Pressed to fly back to D.C., Sanders only had time after his 45-minute speech to answer a few of the 30-plus students who lined up to ask him questions. During the Q&A he touched on personally influential literature, Israel-Palestine relations, disability programs, and the Koch brothers’ work for criminal justice reform. He also addressed the challenge implementing his liberal agenda will pose in such a divided Congress.
Student reactions ranged, but overall Sanders was received warmly.
Gabi Lastres, a fourth-year majoring in French and minoring in Human Rights, thinks that Clinton is the more practical choice for the nomination but likes Bernie’s ideas. “I think he’s more willing to confront a lot of the stuff that maybe won’t get brought up in the general election.”
Matthew Foldi, second-year in the College and president of College Republicans, agrees with the Senator on little but respects his belief that “Israel has the right to exist in peace and security.”
“He mentioned his support of Israel in front of what could have potentially been a very hostile audience, and I appreciated that he’s not willing to change his message no matter whom he’s speaking to,” Foldi said.

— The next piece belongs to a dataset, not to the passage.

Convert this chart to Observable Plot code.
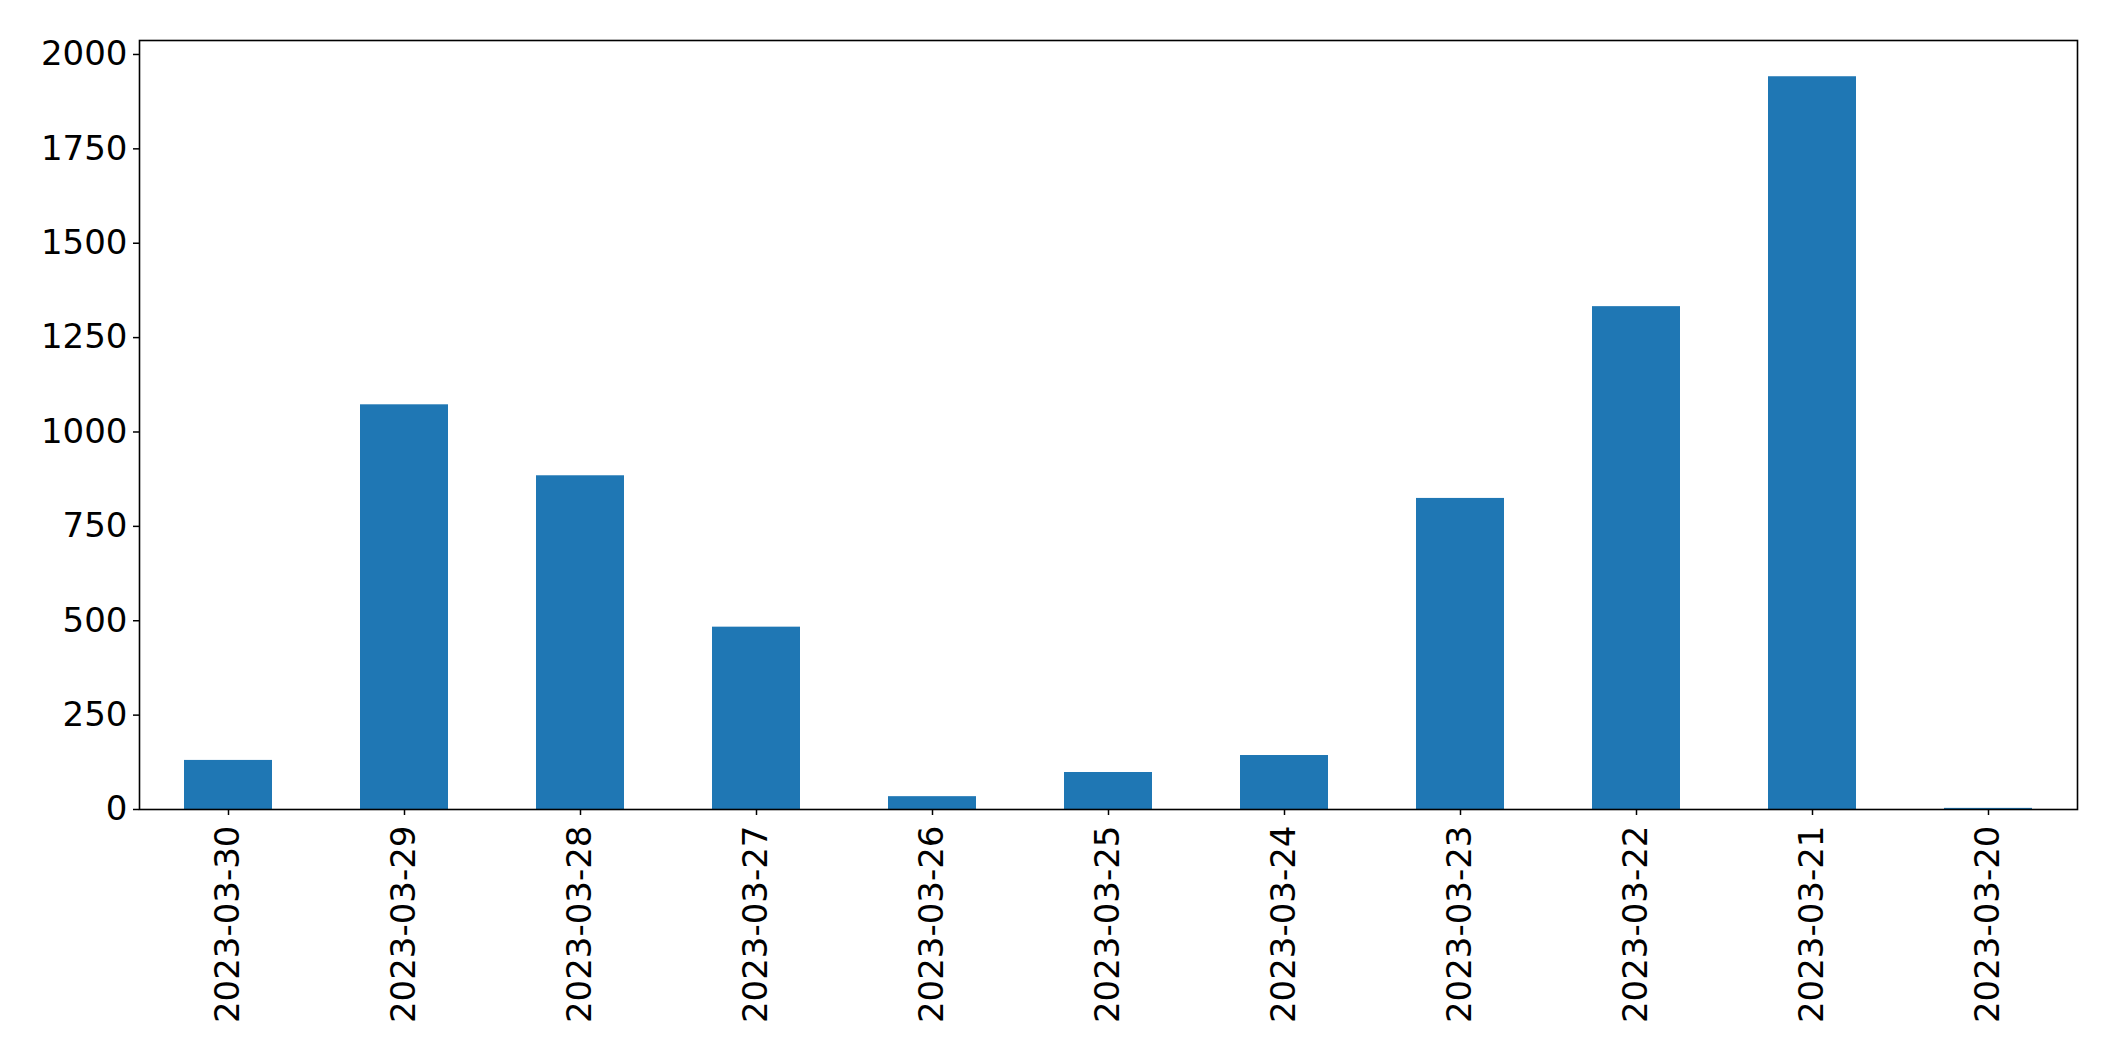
<!DOCTYPE html>
<html><head><meta charset="utf-8">
<script src="https://cdn.jsdelivr.net/npm/d3@7"></script>
<script src="https://cdn.jsdelivr.net/npm/@observablehq/plot@0.6"></script>
<style>html,body{margin:0;padding:0;background:#fff}</style>
</head><body><div id="chart"></div>
<script>
const dates = ["2023-03-30","2023-03-29","2023-03-28","2023-03-27","2023-03-26","2023-03-25","2023-03-24","2023-03-23","2023-03-22","2023-03-21","2023-03-20"];
const counts = [130, 1072, 884, 483, 34, 98, 143, 824, 1332, 1941, 3];
const yTicks = [0, 250, 500, 750, 1000, 1250, 1500, 1750, 2000];

const data = dates.map((d, i) => ({date: d, count: counts[i]}));

const chart = Plot.plot({
  width: 2115,
  height: 1061,
  marginLeft: 139,
  marginRight: 38,
  marginTop: 40,
  marginBottom: 252,
  style: {fontFamily: "DejaVu Sans", fontSize: "34px", background: "#fff", color: "#000", overflow: "visible"},
  x: {domain: dates, paddingInner: 0.5, paddingOuter: 0.25, label: null},
  y: {domain: [0, 2037], label: null},
  marks: [
    Plot.barY(data, {x: "date", y: "count", fill: "#1f77b4"}),
    Plot.frame({stroke: "#000", strokeWidth: 1.6}),
    Plot.axisX({tickRotate: -90, tickSize: 6, tickPadding: 10, strokeWidth: 1.5, fontSize: 34, label: null}),
    Plot.axisY({ticks: yTicks, tickSize: 6, tickPadding: 6, strokeWidth: 1.5, fontSize: 34, tickFormat: d3.format("d"), label: null})
  ]
});
document.getElementById("chart").appendChild(chart);
</script>
</body></html>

One attendee “feeling the Bern” was Eric Holmberg. “I think he’s the only one with a clear, progressive vision for America,” said Holmberg, a Class of 2018 Student Government representative who has been organizing for Sanders since arriving back on campus. “I really appreciate that he says one president can’t be the solution, that’s not the be-all-end-all; it’s got to be the people’s movement and a mass political revolution. And that’s what I’m interested in helping to build.”